A indecisão está também no tom da mise en scène: o texto inicial, citação de Hans Christian Andersen, sugere algo melancólico, porém a ideia governante, relativa ao amor impossível, é trabalhada com leveza. O mesmo não pode ser dito do visual: há uma decisão clara de naturalismo (embora as sereias e tritões, dentro do mar, pareçam digitalizados em demasia). Sebastião tem uma textura quase palpável; Linguado se assemelha a qualquer peixe de documentário. A decepção fica com Úrsula, não por razões imagéticas, já que graficamente ela é idêntica à animação, mas por um acanhamento de Melissa McCarthy. Aparentemente, o naturalismo objetivado pela película foi seguido à risca pela atriz, que poderia ter usado um tom mais debochado e mesmo exagerado.

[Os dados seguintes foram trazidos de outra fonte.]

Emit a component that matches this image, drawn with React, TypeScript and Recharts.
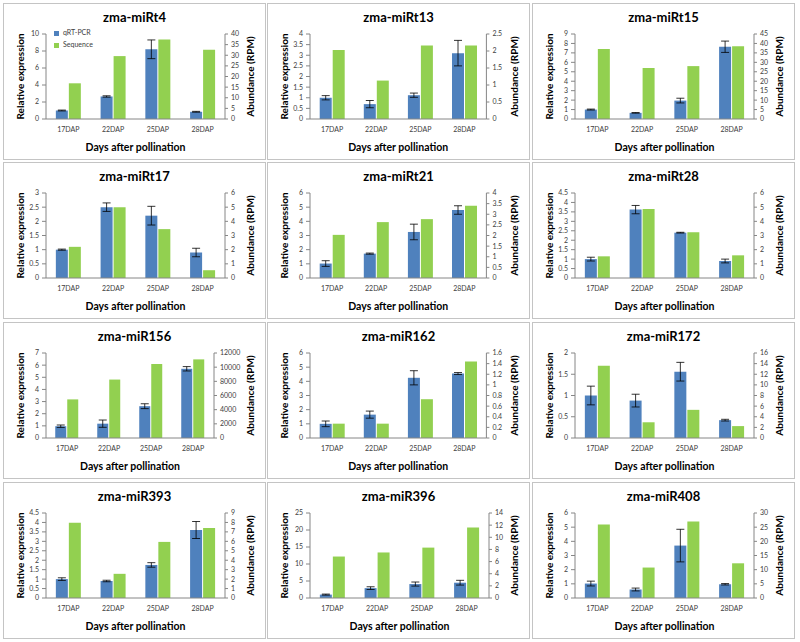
import React from 'react';
import { BarChart, Bar, XAxis, YAxis, ErrorBar, Legend } from 'recharts';

const days = ['17DAP', '22DAP', '25DAP', '28DAP'];

// qRT-PCR relative expression (+ error) and sequencing abundance (RPM) per miRNA
const miRt4Qpcr = [1.0, 2.65, 8.2, 0.85];
const miRt4Err = [0.05, 0.08, 1.1, 0.05];
const miRt4Seq = [16.8, 29.6, 37.4, 32.6];
const miRt4Left = [0, 2, 4, 6, 8, 10];
const miRt4Right = [0, 5, 10, 15, 20, 25, 30, 35, 40];

const miRt13Qpcr = [1.0, 0.7, 1.12, 3.1];
const miRt13Err = [0.1, 0.17, 0.1, 0.6];
const miRt13Seq = [2.03, 1.13, 2.16, 2.16];
const miRt13Left = [0, 0.5, 1, 1.5, 2, 2.5, 3, 3.5, 4];
const miRt13Right = [0, 0.5, 1, 1.5, 2, 2.5];

const miRt15Qpcr = [1.0, 0.65, 1.95, 7.65];
const miRt15Err = [0.05, 0.03, 0.25, 0.6];
const miRt15Seq = [37, 27, 28, 38.5];
const miRt15Left = [0, 1, 2, 3, 4, 5, 6, 7, 8, 9];
const miRt15Right = [0, 5, 10, 15, 20, 25, 30, 35, 40, 45];

const miRt17Qpcr = [1.0, 2.5, 2.2, 0.9];
const miRt17Err = [0.02, 0.15, 0.33, 0.15];
const miRt17Seq = [2.2, 5.0, 3.45, 0.55];
const miRt17Left = [0, 0.5, 1, 1.5, 2, 2.5, 3];
const miRt17Right = [0, 1, 2, 3, 4, 5, 6];

const miRt21Qpcr = [1.02, 1.72, 3.25, 4.8];
const miRt21Err = [0.2, 0.04, 0.55, 0.3];
const miRt21Seq = [2.03, 2.63, 2.77, 3.4];
const miRt21Left = [0, 1, 2, 3, 4, 5, 6];
const miRt21Right = [0, 0.5, 1, 1.5, 2, 2.5, 3, 3.5, 4];

const miRt28Qpcr = [1.0, 3.62, 2.4, 0.9];
const miRt28Err = [0.1, 0.22, 0.02, 0.1];
const miRt28Seq = [1.53, 4.87, 3.23, 1.6];
const miRt28Left = [0, 0.5, 1, 1.5, 2, 2.5, 3, 3.5, 4, 4.5];
const miRt28Right = [0, 1, 2, 3, 4, 5, 6];

const miR156Qpcr = [0.97, 1.18, 2.62, 5.7];
const miR156Err = [0.1, 0.3, 0.2, 0.18];
const miR156Seq = [5450, 8250, 10450, 11100];
const miR156Left = [0, 1, 2, 3, 4, 5, 6, 7];
const miR156Right = [0, 2000, 4000, 6000, 8000, 10000, 12000];

const miR162Qpcr = [1.0, 1.65, 4.25, 4.55];
const miR162Err = [0.2, 0.25, 0.5, 0.07];
const miR162Seq = [0.27, 0.27, 0.73, 1.44];
const miR162Left = [0, 1, 2, 3, 4, 5, 6];
const miR162Right = [0, 0.2, 0.4, 0.6, 0.8, 1, 1.2, 1.4, 1.6];

const miR172Qpcr = [1.0, 0.88, 1.56, 0.42];
const miR172Err = [0.22, 0.15, 0.22, 0.02];
const miR172Seq = [13.6, 2.96, 5.3, 2.24];
const miR172Left = [0, 0.5, 1, 1.5, 2];
const miR172Right = [0, 2, 4, 6, 8, 10, 12, 14, 16];

const miR393Qpcr = [1.0, 0.9, 1.75, 3.6];
const miR393Err = [0.07, 0.04, 0.12, 0.45];
const miR393Seq = [7.96, 2.56, 5.94, 7.4];
const miR393Left = [0, 0.5, 1, 1.5, 2, 2.5, 3, 3.5, 4, 4.5];
const miR393Right = [0, 1, 2, 3, 4, 5, 6, 7, 8, 9];

const miR396Qpcr = [1.0, 2.9, 4.1, 4.5];
const miR396Err = [0.15, 0.4, 0.6, 0.7];
const miR396Seq = [6.83, 7.5, 8.3, 11.6];
const miR396Left = [0, 5, 10, 15, 20, 25];
const miR396Right = [0, 2, 4, 6, 8, 10, 12, 14];

const miR408Qpcr = [1.02, 0.6, 3.7, 0.97];
const miR408Err = [0.17, 0.1, 1.15, 0.05];
const miR408Seq = [25.9, 10.75, 27, 12.25];
const miR408Left = [0, 1, 2, 3, 4, 5, 6];
const miR408Right = [0, 5, 10, 15, 20, 25, 30];

const panels = [
  { title: 'zma-miRt4', qpcr: miRt4Qpcr, err: miRt4Err, seq: miRt4Seq, left: miRt4Left, right: miRt4Right },
  { title: 'zma-miRt13', qpcr: miRt13Qpcr, err: miRt13Err, seq: miRt13Seq, left: miRt13Left, right: miRt13Right },
  { title: 'zma-miRt15', qpcr: miRt15Qpcr, err: miRt15Err, seq: miRt15Seq, left: miRt15Left, right: miRt15Right },
  { title: 'zma-miRt17', qpcr: miRt17Qpcr, err: miRt17Err, seq: miRt17Seq, left: miRt17Left, right: miRt17Right },
  { title: 'zma-miRt21', qpcr: miRt21Qpcr, err: miRt21Err, seq: miRt21Seq, left: miRt21Left, right: miRt21Right },
  { title: 'zma-miRt28', qpcr: miRt28Qpcr, err: miRt28Err, seq: miRt28Seq, left: miRt28Left, right: miRt28Right },
  { title: 'zma-miR156', qpcr: miR156Qpcr, err: miR156Err, seq: miR156Seq, left: miR156Left, right: miR156Right },
  { title: 'zma-miR162', qpcr: miR162Qpcr, err: miR162Err, seq: miR162Seq, left: miR162Left, right: miR162Right },
  { title: 'zma-miR172', qpcr: miR172Qpcr, err: miR172Err, seq: miR172Seq, left: miR172Left, right: miR172Right },
  { title: 'zma-miR393', qpcr: miR393Qpcr, err: miR393Err, seq: miR393Seq, left: miR393Left, right: miR393Right },
  { title: 'zma-miR396', qpcr: miR396Qpcr, err: miR396Err, seq: miR396Seq, left: miR396Left, right: miR396Right },
  { title: 'zma-miR408', qpcr: miR408Qpcr, err: miR408Err, seq: miR408Seq, left: miR408Left, right: miR408Right },
];

const FONT = 'Lato, "Open Sans", sans-serif';
const BLUE = '#4F81BD';
const GREEN = '#92D050';
const AXIS = '#868686';

const colLefts = [3, 267, 532];
const rowTops = [3, 162, 322, 482];
const PW = 263;
const PH = 157;

type PanelDef = (typeof panels)[number];

const Panel = ({ p, x, y, legend }: { p: PanelDef; x: number; y: number; legend: boolean }) => {
  const data = days.map((d, i) => ({ day: d, qpcr: p.qpcr[i], err: p.err[i], seq: p.seq[i] }));
  const tick = { fontSize: 7, fill: '#404040', fontFamily: FONT };
  // widen the right axis when its labels are long (e.g. 12000)
  const rightChars = Math.max(...p.right.map((v) => String(v).length));
  const rightWidth = Math.max(40, 30 + 4.2 * rightChars);
  return (
    <div
      style={{
        position: 'absolute',
        left: x,
        top: y,
        width: PW,
        height: PH,
        border: '1px solid #c4c4c4',
        boxSizing: 'border-box',
        background: '#fff',
      }}
    >
      <div
        style={{
          position: 'absolute',
          left: 0,
          top: 5,
          width: '100%',
          textAlign: 'center',
          fontFamily: FONT,
          fontWeight: 'bold',
          fontSize: 13,
          lineHeight: '16px',
          color: '#000',
        }}
      >
        {p.title}
      </div>
      <BarChart
        width={PW - 2}
        height={PH - 2}
        data={data}
        margin={{ top: 30, right: 0, bottom: 0, left: 0 }}
        barCategoryGap="22%"
        barGap={1}
      >
        <XAxis
          dataKey="day"
          height={40}
          tick={tick}
          tickLine={false}
          stroke={AXIS}
          label={{
            value: 'Days after pollination',
            position: 'insideBottom',
            offset: 8,
            style: { fontSize: 10.5, fontWeight: 'bold', fill: '#000', fontFamily: FONT },
          }}
        />
        <YAxis
          yAxisId="left"
          width={42}
          domain={[0, p.left[p.left.length - 1]]}
          ticks={p.left}
          interval={0}
          tick={tick}
          tickSize={4}
          tickMargin={3}
          stroke={AXIS}
          label={{
            value: 'Relative expression',
            angle: -90,
            position: 'insideLeft',
            offset: 16,
            style: { textAnchor: 'middle', fontSize: 10, fontWeight: 'bold', fill: '#000', fontFamily: FONT },
          }}
        />
        <YAxis
          yAxisId="right"
          orientation="right"
          width={rightWidth}
          domain={[0, p.right[p.right.length - 1]]}
          ticks={p.right}
          interval={0}
          tick={tick}
          tickSize={3}
          tickMargin={3}
          stroke={AXIS}
          label={{
            value: 'Abundance (RPM)',
            angle: -90,
            position: 'insideRight',
            offset: 15,
            style: { textAnchor: 'middle', fontSize: 10, fontWeight: 'bold', fill: '#000', fontFamily: FONT },
          }}
        />
        {legend && (
          <Legend
            layout="vertical"
            align="center"
            verticalAlign="middle"
            iconType="square"
            iconSize={5}
            itemSorter="dataKey"
            wrapperStyle={{ left: 50, top: 22, width: 60, fontSize: 7, lineHeight: '12px', fontFamily: FONT }}
            formatter={(v: string) => <span style={{ color: '#404040' }}>{v}</span>}
          />
        )}
        <Bar yAxisId="left" dataKey="qpcr" name="qRT-PCR" fill={BLUE} isAnimationActive={false}>
          <ErrorBar dataKey="err" width={4} stroke="#000" strokeWidth={0.8} />
        </Bar>
        <Bar yAxisId="right" dataKey="seq" name="Sequence" fill={GREEN} isAnimationActive={false} />
      </BarChart>
    </div>
  );
};

export default function App() {
  return (
    <div style={{ position: 'absolute', left: 0, top: 0, width: 800, height: 642, background: '#fff' }}>
      {panels.map((p, i) => (
        <Panel
          key={p.title}
          p={p}
          x={colLefts[i % 3]}
          y={rowTops[Math.floor(i / 3)]}
          legend={i === 0}
        />
      ))}
    </div>
  );
}
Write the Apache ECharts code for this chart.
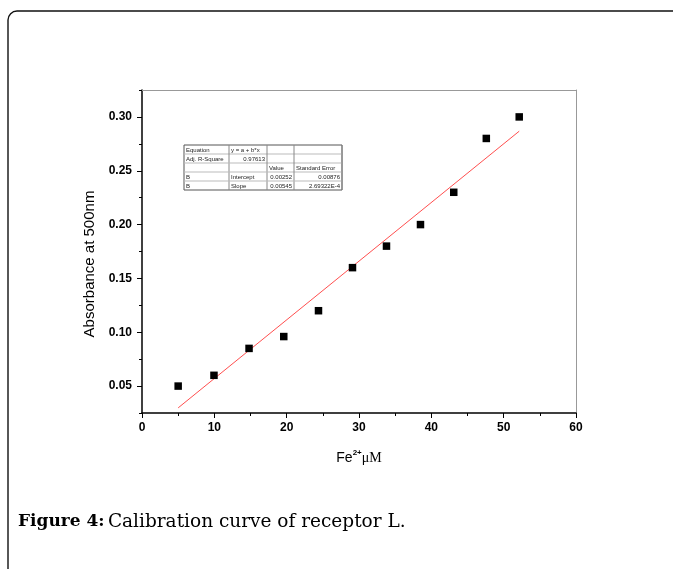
<!DOCTYPE html>
<html>
<head>
<meta charset="utf-8">
<title>Calibration curve of receptor L</title>
<script src="https://cdn.jsdelivr.net/npm/echarts@6/dist/echarts.min.js"></script>
<style>
  html, body { margin: 0; padding: 0; background: #fff; }
  #main { width: 673px; height: 569px; }
</style>
</head>
<body>
<div id="main"></div>
<script>
// measured points
var concFe = [5.0, 9.95, 14.8, 19.6, 24.4, 29.1, 33.8, 38.5, 43.1, 47.6, 52.15];
var absorb = [0.05, 0.06, 0.085, 0.096, 0.12, 0.16, 0.18, 0.20, 0.23, 0.28, 0.30];
// linear fit y = a + b*x
var fitIntercept = 0.00252;
var fitSlope = 0.00545;
var fitRange = [5.0, 52.15];
// axis ticks
var xTicks = [0, 10, 20, 30, 40, 50, 60];
var yTicks = [0.05, 0.10, 0.15, 0.20, 0.25, 0.30];
var yMinorTicks = [0.025, 0.075, 0.125, 0.175, 0.225, 0.275, 0.325];
// fit result table
var tableRows = [
    ['Equation', 'y = a + b*x', '', ''],
    ['Adj. R-Square', '0.97613', '', ''],
    ['', '', 'Value', 'Standard Error'],
    ['B', 'Intercept', '0.00252', '0.00876'],
    ['B', 'Slope', '0.00545', '2.69322E-4']
];

var chart = echarts.init(document.getElementById('main'));

var scatterData = concFe.map(function (x, i) { return [x, absorb[i]]; });
var fitData = fitRange.map(function (x) { return [x, fitIntercept + fitSlope * x]; });

// table drawn as graphic
function buildTable() {
    var cols = [184, 229, 267, 294, 342];
    var rows = [145, 154, 163, 172, 181, 190];
    var els = [];
    var i, j;
    els.push({ type: 'rect', shape: { x: cols[0], y: rows[0], width: cols[4] - cols[0], height: rows[5] - rows[0] },
        style: { fill: '#fff', stroke: '#555', lineWidth: 1 } });
    for (i = 1; i < 5; i++) {
        els.push({ type: 'line', shape: { x1: cols[0], y1: rows[i], x2: cols[4], y2: rows[i] }, style: { stroke: '#bbb', lineWidth: 1 } });
        els.push({ type: 'line', shape: { x1: cols[i], y1: rows[0], x2: cols[i], y2: rows[5] }, style: { stroke: '#888', lineWidth: 1 } });
    }
    for (i = 0; i < tableRows.length; i++) {
        for (j = 0; j < 4; j++) {
            var t = tableRows[i][j];
            if (!t) continue;
            var right = (i === 1 && j === 1) || (i >= 3 && j >= 2);
            els.push({
                type: 'text',
                style: {
                    text: t,
                    x: right ? cols[j + 1] - 2 : cols[j] + 2,
                    y: (rows[i] + rows[i + 1]) / 2 + 0.5,
                    align: right ? 'right' : 'left',
                    verticalAlign: 'middle',
                    fontSize: 6,
                    fontFamily: 'Liberation Sans, Arial',
                    fill: '#222'
                }
            });
        }
    }
    return els;
}

var option = {
    backgroundColor: '#fff',
    animation: false,
    grid: { left: 142, top: 90, right: 97, bottom: 156 },
    xAxis: [{
        type: 'value',
        min: 0, max: 60, interval: 10,
        position: 'bottom',
        name: '{b|Fe}{s|2+}{m|μM}',
        nameLocation: 'middle',
        nameGap: 36,
        nameTextStyle: {
            rich: {
                b: { fontSize: 14, fontFamily: 'Liberation Sans, Arial', color: '#000', verticalAlign: 'bottom' },
                s: { fontSize: 8, fontWeight: 'bold', fontFamily: 'Liberation Sans, Arial', color: '#000', verticalAlign: 'top', padding: [0, 0, 8, 0] },
                m: { fontSize: 14, fontFamily: 'Liberation Serif, Times New Roman', color: '#000', verticalAlign: 'bottom' }
            }
        },
        axisLine: { onZero: false, lineStyle: { color: '#000', width: 1.5 } },
        axisTick: { length: 5, lineStyle: { color: '#000', width: 1 } },
        minorTick: { show: true, splitNumber: 2, length: 3, lineStyle: { color: '#000', width: 1 } },
        axisLabel: {
            customValues: xTicks,
            margin: 9, fontSize: 12, fontWeight: 'bold', color: '#000', fontFamily: 'Liberation Sans, Arial'
        },
        splitLine: { show: false }
    }, {
        type: 'value',
        min: 0, max: 60,
        position: 'top',
        axisLine: { onZero: false, lineStyle: { color: '#999', width: 1 } },
        axisTick: { show: false },
        axisLabel: { show: false },
        splitLine: { show: false }
    }],
    yAxis: [{
        type: 'value',
        min: 0.025, max: 0.325, interval: 0.025,
        position: 'left',
        name: 'Absorbance at 500nm',
        nameLocation: 'middle',
        nameGap: 40,
        nameTextStyle: { fontSize: 15, color: '#000', fontFamily: 'Liberation Sans, Arial', padding: [0, 25, 0, 0] },
        axisLine: { onZero: false, lineStyle: { color: '#000', width: 1.5 } },
        axisTick: { customValues: yTicks, length: 5, lineStyle: { color: '#000', width: 1 } },
        axisLabel: {
            customValues: yTicks,
            formatter: function (v) { return v.toFixed(2); },
            margin: 10, fontSize: 12, fontWeight: 'bold', color: '#000', fontFamily: 'Liberation Sans, Arial'
        },
        splitLine: { show: false }
    }, {
        type: 'value',
        min: 0.025, max: 0.325, interval: 0.025,
        position: 'left',
        axisLine: { show: false },
        axisTick: { customValues: yMinorTicks, length: 3, lineStyle: { color: '#000', width: 1 } },
        axisLabel: { show: false },
        splitLine: { show: false }
    }, {
        type: 'value',
        min: 0.025, max: 0.325,
        position: 'right',
        axisLine: { show: true, onZero: false, lineStyle: { color: '#999', width: 1 } },
        axisTick: { show: false },
        axisLabel: { show: false },
        splitLine: { show: false }
    }],
    series: [{
        type: 'line',
        data: fitData,
        symbol: 'none',
        lineStyle: { color: '#ff3a3a', width: 0.9 },
        z: 2
    }, {
        type: 'scatter',
        data: scatterData,
        symbol: 'rect',
        symbolSize: 7.5,
        itemStyle: { color: '#000', opacity: 1 },
        z: 3
    }],
    graphic: [{
        type: 'rect',
        shape: { x: 8, y: 11, width: 720, height: 620, r: 9 },
        style: { fill: 'none', stroke: '#111', lineWidth: 1.4 },
        silent: true
    }, {
        type: 'group',
        children: buildTable(),
        z: 10
    }, {
        type: 'text',
        style: {
            text: '{b|Figure 4:} {n|Calibration curve of receptor L.}',
            x: 18, y: 522,
            verticalAlign: 'middle',
            rich: {
                b: { fontSize: 17, fontWeight: 'bold', fontFamily: 'DejaVu Serif', fill: '#000' },
                n: { fontSize: 18.5, fontFamily: 'DejaVu Serif', fill: '#000' }
            }
        }
    }]
};

chart.setOption(option);
</script>
</body>
</html>
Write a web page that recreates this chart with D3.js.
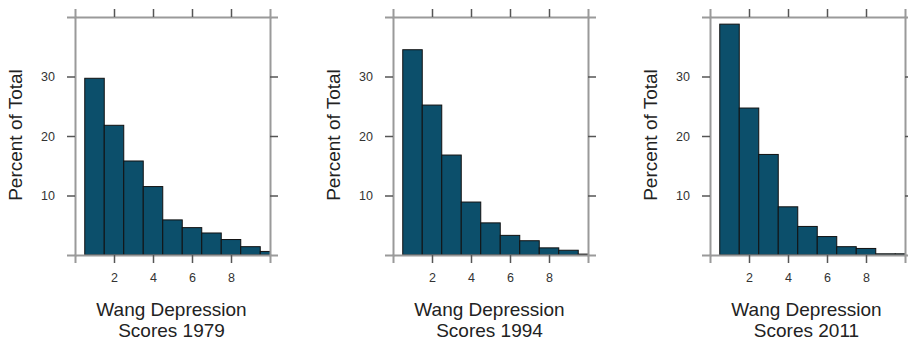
<!DOCTYPE html>
<meta charset="utf-8">
<script src="https://d3js.org/d3.v7.min.js"></script>
<style>
    body {
        margin: 0;
        background: #fff;
    }

    .axis .domain {
        stroke: #9a9a9a;
        stroke-width: 2;
    }

    .axis .tick line {
        stroke: #555;
        stroke-width: 1.5;
    }

    .axis .tick text {
        font-family: "Liberation Sans", Arial, sans-serif;
        font-size: 12.5px;
        fill: #333;
    }

    .bar {
        fill: #0c4f6b;
        stroke: #111;
        stroke-width: 1;
    }

    .lab {
        font-family: "Liberation Sans", Arial, sans-serif;
        font-size: 19px;
        fill: #222;
    }
</style>
<div id="my_dataviz"></div>
<script>
// percent of total for Wang depression scores 1..10
const scores = [1, 2, 3, 4, 5, 6, 7, 8, 9, 10];
const years = ["1979", "1994", "2011"];
const pct1979 = [29.7, 21.8, 15.8, 11.5, 5.9, 4.6, 3.7, 2.6, 1.4, 0.6];
const pct1994 = [34.5, 25.2, 16.8, 8.9, 5.4, 3.3, 2.4, 1.2, 0.8, 0.15];
const pct2011 = [38.8, 24.7, 16.9, 8.1, 4.8, 3.1, 1.4, 1.1, 0.2, 0.2];
const xTicks = [2, 4, 6, 8];
const yTicks = [10, 20, 30];

const series = [pct1979, pct1994, pct2011];

const W = 908, H = 342;
const panelLeft = [75, 393, 710],
    panelTop = 17,
    width = 195,
    height = 238;

const svg = d3.select("#my_dataviz").append("svg")
    .attr("width", W)
    .attr("height", H);

let x = d3.scaleLinear().domain([0, 10]).range([0, width]);
let y = d3.scaleLinear().domain([0, 40]).range([height, 0]);

function drawPanel(i) {
    const g = svg.append("g")
        .attr("transform", "translate(" + panelLeft[i] + "," + panelTop + ")");

    g.append("clipPath").attr("id", "clip" + i)
        .append("rect").attr("width", width).attr("height", height + 1);

    g.append("g").attr("clip-path", "url(#clip" + i + ")")
        .selectAll("rect")
        .data(scores)
        .join("rect")
        .attr("class", "bar")
        .attr("x", d => x(d - 0.5))
        .attr("width", d => x(d + 0.5) - x(d - 0.5))
        .attr("y", (d, k) => y(series[i][k]))
        .attr("height", (d, k) => height - y(series[i][k]));

    setAxes(g);
    setText(g, i);
}

function setAxes(g) {
    g.append("g").attr("class", "axis")
        .attr("transform", "translate(0," + height + ")")
        .call(d3.axisBottom(x).tickValues(xTicks).tickSize(8).tickPadding(10));
    g.append("g").attr("class", "axis")
        .call(d3.axisTop(x).tickValues(xTicks).tickSize(8).tickFormat(""));
    g.append("g").attr("class", "axis")
        .call(d3.axisLeft(y).tickValues(yTicks).tickSize(8).tickPadding(12));
    g.append("g").attr("class", "axis")
        .attr("transform", "translate(" + width + ",0)")
        .call(d3.axisRight(y).tickValues(yTicks).tickSize(8).tickFormat(""));
}

function setText(g, i) {
    g.append("text").attr("class", "lab")
        .attr("transform", "rotate(-90)")
        .attr("x", -height / 2 + 1)
        .attr("y", -53)
        .attr("text-anchor", "middle")
        .text("Percent of Total");

    const t = g.append("text").attr("class", "lab")
        .attr("text-anchor", "middle");
    t.append("tspan").attr("x", width / 2 - 1).attr("y", 316 - panelTop)
        .text("Wang Depression");
    t.append("tspan").attr("x", width / 2 - 1).attr("y", 337 - panelTop)
        .text("Scores " + years[i]);
}

years.forEach((d, i) => drawPanel(i));
</script>
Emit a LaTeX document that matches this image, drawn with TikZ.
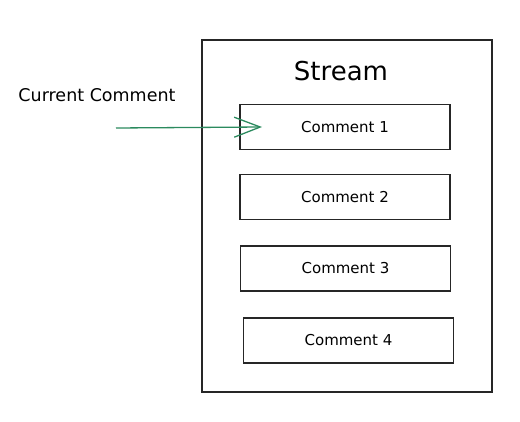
\documentclass[tikz,border=0pt]{standalone}
\usepackage{fontspec}
\setmainfont{DejaVu Sans}
\usetikzlibrary{arrows.meta}
\definecolor{exgreen}{HTML}{2B8A5E}
\tikzset{
  outerbox/.style={draw=black!85, line width=1.4pt},
  cbox/.style={draw=black!85, line width=1.4pt, minimum width=210pt, minimum height=45pt, inner sep=0pt, font=\fontsize{15}{17}\selectfont},
  lbl/.style={font=\fontsize{17.5}{20}\selectfont, inner sep=0pt},
  garrow/.style={draw=exgreen, line width=1.3pt, -{Straight Barb[length=26pt,width=20pt,line width=1.3pt]}}
}
\begin{document}
\begin{tikzpicture}[x=1pt,y=-1pt]
\useasboundingbox (0,0) rectangle (520,422);
\draw[outerbox] (202,40) rectangle (492,392);
\node[lbl, font=\fontsize{26}{30}\selectfont] (stream) at (341,71) {Stream};
\node[cbox] (c1) at (345,127) {Comment 1};
\node[cbox] (c2) at (345,197) {Comment 2};
\node[cbox] (c3) at (345.5,268.5) {Comment 3};
\node[cbox] (c4) at (348.5,340.5) {Comment 4};
\node[lbl] (cur) at (97,95) {Current Comment};
\coordinate (start) at (116,128);
\coordinate (tip) at (262,127);
\draw[garrow] (start) -- (tip);
\end{tikzpicture}
\end{document}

Discursivamente, “A pequena sereia” de 2023 é um filme que defende ser possível o amor entre aqueles que habitam mundos distintos. Ao contrário da animação de “A pequena sereia” de 1989, aqui o foco não está na ânsia da jovem em sair de suas fronteiras (embora isso também exista), mas em uma união improvável. O final, todavia, aponta que o longa gostaria de celebrar a diversidade, algo que se extrai do visual e do som. Isso está representado nas canções (que incluem um rap), na escolha de elenco (que não se limita à protagonista, bem diferente da Ariel animada) e no final que escancara o que na verdade queria ter sido dito. Bailey no papel principal traduz uma representatividade tardiamente necessária e insuficiente. O filme teria sido bem melhor se deixasse em segundo plano o romance para privilegiar a multiculturalidade. Para esse rompimento, de um conto de fadas pueril para uma fábula crítica, o estúdio não estava preparado.